In perhaps direct contrast to my previous answer, this year my have the slight taste of baked goods, as I tried to make a few such items myself this year. Not on a regular basis, but given my propensity to fail at cooking entrees and side dishes I have this year, (particularly last month during Thanksgiving) attempted to be a bit more fanciful in the dessert field. I think perhaps that by so doing, and becoming a competent baker, I can ignore what a bad cook I am. As will other people, I am sure, if I am known to bring dessert. A long way to go in this regard, but I sense improvement on the horizon for 2014.
Touch?
I could say the touch of a family hug, or cleansing purity of a rainstorm on my skin. All of those are acceptable, and probably the more poetic answer for the “touch” of 2013. Ad of course, truth be told, they are probably the more important touches. But I allow myself to move outside the realm of the profound and obvious (or the profoundly obvious?) and answer with…my computer keyboard.
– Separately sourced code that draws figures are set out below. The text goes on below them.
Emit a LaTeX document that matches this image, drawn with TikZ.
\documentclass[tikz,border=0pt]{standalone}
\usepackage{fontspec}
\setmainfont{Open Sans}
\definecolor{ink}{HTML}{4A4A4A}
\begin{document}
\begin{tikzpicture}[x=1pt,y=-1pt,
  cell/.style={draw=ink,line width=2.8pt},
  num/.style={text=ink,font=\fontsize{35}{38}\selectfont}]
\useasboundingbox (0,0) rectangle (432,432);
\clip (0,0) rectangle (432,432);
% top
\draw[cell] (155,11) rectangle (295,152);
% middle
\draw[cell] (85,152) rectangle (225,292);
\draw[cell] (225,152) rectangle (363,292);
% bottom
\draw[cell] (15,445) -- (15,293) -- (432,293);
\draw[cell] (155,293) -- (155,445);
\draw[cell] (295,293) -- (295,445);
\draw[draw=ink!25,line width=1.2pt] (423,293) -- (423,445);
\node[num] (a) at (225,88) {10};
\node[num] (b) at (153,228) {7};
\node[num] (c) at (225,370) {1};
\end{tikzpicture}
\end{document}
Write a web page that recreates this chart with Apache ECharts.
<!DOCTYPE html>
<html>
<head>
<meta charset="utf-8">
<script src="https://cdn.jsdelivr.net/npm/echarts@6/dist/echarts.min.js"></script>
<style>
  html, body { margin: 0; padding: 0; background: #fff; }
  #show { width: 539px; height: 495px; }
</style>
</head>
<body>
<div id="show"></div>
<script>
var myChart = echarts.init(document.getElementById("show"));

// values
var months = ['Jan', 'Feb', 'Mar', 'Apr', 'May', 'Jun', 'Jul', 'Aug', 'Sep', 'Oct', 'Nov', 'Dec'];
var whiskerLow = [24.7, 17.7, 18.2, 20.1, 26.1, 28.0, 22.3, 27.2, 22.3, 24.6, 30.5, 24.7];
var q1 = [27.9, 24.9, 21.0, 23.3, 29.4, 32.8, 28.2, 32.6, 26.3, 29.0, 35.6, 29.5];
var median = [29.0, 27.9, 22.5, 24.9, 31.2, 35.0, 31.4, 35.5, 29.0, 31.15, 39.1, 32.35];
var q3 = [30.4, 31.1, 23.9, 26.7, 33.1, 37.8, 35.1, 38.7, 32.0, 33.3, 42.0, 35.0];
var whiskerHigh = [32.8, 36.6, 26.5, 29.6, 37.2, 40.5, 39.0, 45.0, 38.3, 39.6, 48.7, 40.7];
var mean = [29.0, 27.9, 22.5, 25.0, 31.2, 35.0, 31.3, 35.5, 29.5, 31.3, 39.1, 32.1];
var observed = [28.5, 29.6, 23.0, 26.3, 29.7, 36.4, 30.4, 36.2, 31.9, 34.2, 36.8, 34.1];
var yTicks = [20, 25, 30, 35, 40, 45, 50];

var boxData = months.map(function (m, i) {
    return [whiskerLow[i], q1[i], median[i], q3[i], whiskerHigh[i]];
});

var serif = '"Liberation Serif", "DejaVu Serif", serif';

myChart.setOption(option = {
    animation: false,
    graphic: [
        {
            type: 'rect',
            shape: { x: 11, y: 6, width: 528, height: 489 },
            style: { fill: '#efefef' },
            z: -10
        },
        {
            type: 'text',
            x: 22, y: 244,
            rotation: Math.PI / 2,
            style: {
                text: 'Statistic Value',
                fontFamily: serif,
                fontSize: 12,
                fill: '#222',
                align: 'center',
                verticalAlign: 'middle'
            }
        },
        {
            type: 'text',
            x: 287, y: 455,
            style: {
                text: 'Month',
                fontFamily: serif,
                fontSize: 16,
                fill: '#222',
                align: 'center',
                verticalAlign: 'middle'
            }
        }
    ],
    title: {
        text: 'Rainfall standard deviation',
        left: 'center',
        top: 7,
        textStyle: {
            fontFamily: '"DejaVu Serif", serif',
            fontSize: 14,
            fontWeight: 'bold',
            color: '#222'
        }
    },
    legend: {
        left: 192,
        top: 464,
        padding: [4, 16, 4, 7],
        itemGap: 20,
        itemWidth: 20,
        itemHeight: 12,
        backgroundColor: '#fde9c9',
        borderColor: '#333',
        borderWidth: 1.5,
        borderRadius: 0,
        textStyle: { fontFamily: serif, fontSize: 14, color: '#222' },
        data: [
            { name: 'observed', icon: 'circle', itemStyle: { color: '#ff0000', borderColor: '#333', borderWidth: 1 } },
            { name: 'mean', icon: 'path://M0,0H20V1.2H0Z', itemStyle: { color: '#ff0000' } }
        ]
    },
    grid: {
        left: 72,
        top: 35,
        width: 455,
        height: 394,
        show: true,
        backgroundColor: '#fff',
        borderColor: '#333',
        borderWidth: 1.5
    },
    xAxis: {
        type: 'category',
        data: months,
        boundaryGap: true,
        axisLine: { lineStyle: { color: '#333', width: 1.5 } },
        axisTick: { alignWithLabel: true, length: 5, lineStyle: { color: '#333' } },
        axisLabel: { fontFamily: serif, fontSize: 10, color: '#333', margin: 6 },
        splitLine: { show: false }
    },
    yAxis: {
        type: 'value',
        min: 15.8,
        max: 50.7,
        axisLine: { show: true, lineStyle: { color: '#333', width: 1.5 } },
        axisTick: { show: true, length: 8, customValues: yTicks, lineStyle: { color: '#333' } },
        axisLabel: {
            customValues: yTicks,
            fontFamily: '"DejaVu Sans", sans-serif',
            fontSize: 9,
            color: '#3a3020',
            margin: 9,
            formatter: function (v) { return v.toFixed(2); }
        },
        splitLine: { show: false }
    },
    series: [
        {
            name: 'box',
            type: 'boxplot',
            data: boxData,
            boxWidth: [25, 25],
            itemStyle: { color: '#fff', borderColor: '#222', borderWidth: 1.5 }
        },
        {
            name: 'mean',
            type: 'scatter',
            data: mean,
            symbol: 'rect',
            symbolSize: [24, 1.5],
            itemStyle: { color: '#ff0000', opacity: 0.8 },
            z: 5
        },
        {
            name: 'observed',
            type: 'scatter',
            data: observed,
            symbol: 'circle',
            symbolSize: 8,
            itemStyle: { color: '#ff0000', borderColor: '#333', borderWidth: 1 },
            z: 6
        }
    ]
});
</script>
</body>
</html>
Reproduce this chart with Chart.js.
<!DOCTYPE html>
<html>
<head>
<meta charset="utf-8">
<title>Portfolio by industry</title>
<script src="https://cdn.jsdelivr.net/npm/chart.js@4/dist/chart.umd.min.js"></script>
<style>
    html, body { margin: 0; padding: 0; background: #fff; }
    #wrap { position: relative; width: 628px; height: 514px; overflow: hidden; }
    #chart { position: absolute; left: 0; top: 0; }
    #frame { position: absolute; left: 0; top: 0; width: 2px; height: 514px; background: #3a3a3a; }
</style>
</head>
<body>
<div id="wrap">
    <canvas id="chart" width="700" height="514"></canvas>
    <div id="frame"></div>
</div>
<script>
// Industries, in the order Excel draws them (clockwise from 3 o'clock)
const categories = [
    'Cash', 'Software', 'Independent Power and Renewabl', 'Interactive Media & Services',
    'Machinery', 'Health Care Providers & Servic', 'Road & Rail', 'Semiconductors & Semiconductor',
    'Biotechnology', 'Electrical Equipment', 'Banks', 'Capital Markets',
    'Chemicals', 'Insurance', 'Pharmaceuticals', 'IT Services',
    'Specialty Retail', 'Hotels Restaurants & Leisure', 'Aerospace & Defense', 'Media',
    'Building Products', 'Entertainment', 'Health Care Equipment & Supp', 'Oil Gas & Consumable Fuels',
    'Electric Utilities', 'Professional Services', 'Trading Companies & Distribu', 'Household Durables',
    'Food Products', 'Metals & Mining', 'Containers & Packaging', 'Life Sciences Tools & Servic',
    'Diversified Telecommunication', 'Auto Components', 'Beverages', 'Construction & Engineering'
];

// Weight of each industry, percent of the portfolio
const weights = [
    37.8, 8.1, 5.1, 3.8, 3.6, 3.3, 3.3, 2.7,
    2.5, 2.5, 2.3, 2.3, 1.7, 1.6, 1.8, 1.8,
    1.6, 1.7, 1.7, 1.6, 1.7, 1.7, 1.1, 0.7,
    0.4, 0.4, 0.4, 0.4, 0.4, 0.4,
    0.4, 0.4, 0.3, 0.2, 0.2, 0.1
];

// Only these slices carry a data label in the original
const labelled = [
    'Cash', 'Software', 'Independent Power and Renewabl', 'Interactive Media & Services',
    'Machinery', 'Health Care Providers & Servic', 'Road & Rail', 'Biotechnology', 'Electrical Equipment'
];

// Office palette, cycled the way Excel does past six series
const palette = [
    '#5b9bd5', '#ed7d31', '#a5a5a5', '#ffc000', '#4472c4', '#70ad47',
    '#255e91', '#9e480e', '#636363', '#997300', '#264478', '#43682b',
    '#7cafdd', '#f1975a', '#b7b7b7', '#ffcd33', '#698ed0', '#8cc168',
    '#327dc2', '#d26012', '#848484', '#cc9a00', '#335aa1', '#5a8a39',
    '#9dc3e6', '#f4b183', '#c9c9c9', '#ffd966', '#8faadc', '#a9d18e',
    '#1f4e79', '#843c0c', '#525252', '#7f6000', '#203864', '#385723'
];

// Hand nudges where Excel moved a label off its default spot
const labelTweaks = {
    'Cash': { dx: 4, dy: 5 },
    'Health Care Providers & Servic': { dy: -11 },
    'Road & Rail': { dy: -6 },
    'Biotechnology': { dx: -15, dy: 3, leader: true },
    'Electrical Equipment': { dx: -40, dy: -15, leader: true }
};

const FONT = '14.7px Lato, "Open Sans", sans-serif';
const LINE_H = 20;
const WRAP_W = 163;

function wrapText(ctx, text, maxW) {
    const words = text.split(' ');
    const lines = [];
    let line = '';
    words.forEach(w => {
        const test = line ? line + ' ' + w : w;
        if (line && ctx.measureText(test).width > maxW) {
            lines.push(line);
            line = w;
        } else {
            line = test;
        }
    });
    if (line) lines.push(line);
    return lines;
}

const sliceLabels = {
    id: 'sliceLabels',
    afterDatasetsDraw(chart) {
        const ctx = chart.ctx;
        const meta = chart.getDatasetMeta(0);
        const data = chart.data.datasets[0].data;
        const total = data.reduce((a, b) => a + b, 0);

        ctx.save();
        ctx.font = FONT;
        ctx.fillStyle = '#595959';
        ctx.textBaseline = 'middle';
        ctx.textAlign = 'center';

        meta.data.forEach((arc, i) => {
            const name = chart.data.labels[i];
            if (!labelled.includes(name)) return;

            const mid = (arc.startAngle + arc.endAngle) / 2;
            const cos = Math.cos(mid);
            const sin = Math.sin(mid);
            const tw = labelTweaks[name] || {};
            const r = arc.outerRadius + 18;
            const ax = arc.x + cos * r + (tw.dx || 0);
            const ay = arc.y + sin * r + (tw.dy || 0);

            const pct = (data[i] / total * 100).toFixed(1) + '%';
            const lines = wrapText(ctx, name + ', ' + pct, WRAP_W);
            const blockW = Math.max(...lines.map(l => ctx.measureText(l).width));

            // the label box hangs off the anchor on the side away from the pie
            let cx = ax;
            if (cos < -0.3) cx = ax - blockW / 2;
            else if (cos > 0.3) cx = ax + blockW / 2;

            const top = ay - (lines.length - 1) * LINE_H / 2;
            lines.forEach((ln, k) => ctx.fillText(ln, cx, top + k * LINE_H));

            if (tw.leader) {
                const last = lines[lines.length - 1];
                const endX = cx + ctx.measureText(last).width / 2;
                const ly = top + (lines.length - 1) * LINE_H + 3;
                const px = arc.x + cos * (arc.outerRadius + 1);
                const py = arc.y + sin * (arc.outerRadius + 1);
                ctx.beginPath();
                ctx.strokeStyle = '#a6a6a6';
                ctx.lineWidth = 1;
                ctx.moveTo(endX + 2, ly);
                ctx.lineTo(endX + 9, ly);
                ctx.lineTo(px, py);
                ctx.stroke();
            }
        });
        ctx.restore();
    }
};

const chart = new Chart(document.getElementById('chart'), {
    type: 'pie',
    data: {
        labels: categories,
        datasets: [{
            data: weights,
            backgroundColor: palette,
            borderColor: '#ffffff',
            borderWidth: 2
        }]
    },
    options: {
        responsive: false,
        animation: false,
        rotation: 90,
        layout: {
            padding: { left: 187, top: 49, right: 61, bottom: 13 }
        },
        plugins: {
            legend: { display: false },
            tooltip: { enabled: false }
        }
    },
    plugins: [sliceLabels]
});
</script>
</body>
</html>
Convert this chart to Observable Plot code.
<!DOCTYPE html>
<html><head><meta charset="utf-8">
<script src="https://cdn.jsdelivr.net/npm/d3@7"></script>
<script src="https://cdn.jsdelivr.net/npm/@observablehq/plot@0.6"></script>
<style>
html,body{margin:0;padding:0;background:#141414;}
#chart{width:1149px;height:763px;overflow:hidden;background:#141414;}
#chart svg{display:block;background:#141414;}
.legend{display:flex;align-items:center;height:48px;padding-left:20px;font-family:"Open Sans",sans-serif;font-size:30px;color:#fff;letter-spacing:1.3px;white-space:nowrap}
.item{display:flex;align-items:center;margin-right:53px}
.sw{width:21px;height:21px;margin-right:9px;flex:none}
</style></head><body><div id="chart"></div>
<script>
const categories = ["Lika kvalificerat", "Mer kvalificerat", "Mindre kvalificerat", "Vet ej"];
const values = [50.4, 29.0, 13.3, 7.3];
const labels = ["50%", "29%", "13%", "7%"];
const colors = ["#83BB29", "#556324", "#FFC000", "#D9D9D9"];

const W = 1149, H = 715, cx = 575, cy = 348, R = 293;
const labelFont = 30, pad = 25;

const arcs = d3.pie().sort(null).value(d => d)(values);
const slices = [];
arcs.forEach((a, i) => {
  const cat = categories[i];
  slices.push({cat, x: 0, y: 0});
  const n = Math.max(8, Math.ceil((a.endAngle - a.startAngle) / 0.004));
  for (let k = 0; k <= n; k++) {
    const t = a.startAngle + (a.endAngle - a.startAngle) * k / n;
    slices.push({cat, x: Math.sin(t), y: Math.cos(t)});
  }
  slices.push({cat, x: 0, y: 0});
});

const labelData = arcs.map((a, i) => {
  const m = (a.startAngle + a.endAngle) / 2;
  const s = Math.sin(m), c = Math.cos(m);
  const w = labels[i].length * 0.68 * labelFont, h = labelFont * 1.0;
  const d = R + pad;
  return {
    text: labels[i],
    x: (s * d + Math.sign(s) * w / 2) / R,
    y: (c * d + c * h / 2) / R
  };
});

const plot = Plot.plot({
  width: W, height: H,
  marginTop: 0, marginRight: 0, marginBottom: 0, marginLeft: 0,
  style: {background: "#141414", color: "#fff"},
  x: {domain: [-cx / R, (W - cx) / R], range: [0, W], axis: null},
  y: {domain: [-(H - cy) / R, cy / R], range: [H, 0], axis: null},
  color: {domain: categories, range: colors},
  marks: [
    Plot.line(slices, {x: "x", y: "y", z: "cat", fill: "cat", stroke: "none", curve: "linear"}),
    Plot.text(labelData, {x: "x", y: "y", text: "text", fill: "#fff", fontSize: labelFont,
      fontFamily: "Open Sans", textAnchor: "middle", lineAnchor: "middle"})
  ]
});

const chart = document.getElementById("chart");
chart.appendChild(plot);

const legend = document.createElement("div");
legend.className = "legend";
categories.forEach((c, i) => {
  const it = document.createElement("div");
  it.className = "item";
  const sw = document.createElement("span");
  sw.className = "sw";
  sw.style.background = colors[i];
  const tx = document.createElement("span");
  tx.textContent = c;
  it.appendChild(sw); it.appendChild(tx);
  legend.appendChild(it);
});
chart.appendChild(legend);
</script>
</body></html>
This keyboard in particular, which I have been using for close to 15 years, is on its way out at last. My computer is ancient, and I will be replacing it in the New Year. Unlike the last time I got a new computer, (and threw away its own lousy keyboard), I probably won’t be keeping this current one after the transition.
So as much as anything else, the “touch” of 2013 is a tribute to the feel of a keyboard long past its prime, but on which I have written 85% or so of my words since college. Nearly all of my fiction has been crafted with this Smithsonian piece made by Compaq. (Remember them? I never even owned a Compaq computer, just the keyboard.)
I am used to the worn smoothness of each key. The scratched up and dented “N” key. The exact spacing of the rows and letters and buttons on it. The course plastic of the casing. The angle at which it slants when the tiny “legs” are deployed. (I can’t type without them up.) The futility of running a card between the keys in an effort to remove the dust and dirt.
All of that will almost certainly be gone with the new computer. I may hold on to this old keyboard, if it works with the new computer, setting aside the new keyboard until such time as this one finally breaks down. But even if I do so, 2013 may be the year of this keyboard. Doesn’t sound like much, but to a writer, his tools are significant beyond their mere utility.
Reverb13 Day 14: Decisions, Decisions
What was the best decision you made in 2013? What were the results? How will you continue the good work in 2014?
I’ve struggled for a while now to find deeper, more meaningful connections with more people. So it would seem at first odd for me to answer this question with the decision to give up on more people, more often. But that’s what I have done. Though the results are still in the infant stages, and it will take a while to fully implement, I feel nonetheless it is one of my best decisions from this year, and it can be broken down into little component decisions:
-I’ve decided to make my trust more difficult to obtain, so those that do are more likely to be choice individuals.
-I’ve decided to give fewer chances to people that are sapping my energies and testing my patience, so as to make, at least in theory, more room for those who will not do so. More room for people who may in fact enhance who I am as I enhance who they are.
-I’ve decided to be more frank and less tactful in certain situations. For years people told me I was too blunt, and blamed that for my lack of greater connection. After trying for years to be less blunt and meeting with the same results, I’m opting to be more open with what I am thinking and feeling again.
-I’ve decided my time should be spent mostly in service to people and causes that contribute to the vision of the world and society I want.
-I’ve decided that if someone doesn’t want to get to know me after a few tries, they are not worth trying to understand.
-I’ve decided that it’s okay to take notes before giving second chances.
-I’ve decided to expect less from other people so as to avoid attachment and disappointment.
-I’ve decided that eggshells don’t hurt, but they are a mess to step on, and I won’t be stepping on as many for as many people in the future.
-I’ve decided that being around someone a while doesn’t entitle them to anything, since my being around a while with others doesn’t entitle me to anything either.
The results of these decisions, and others, as I said, are still just coming in. But so far I have a greater sense of freedom and purpose. I sense that I will be more able to navigate the world to get the things I want without hurting innocent people, as well as not being hurt by the wolves in sheep’s clothing I have been trusting too often.
In a way, it may make me somewhat less warm in 2014, but only to an extent. My interactions, hopefully, will be thinner but deeper, like a well, instead of broad but more shallow like a pond.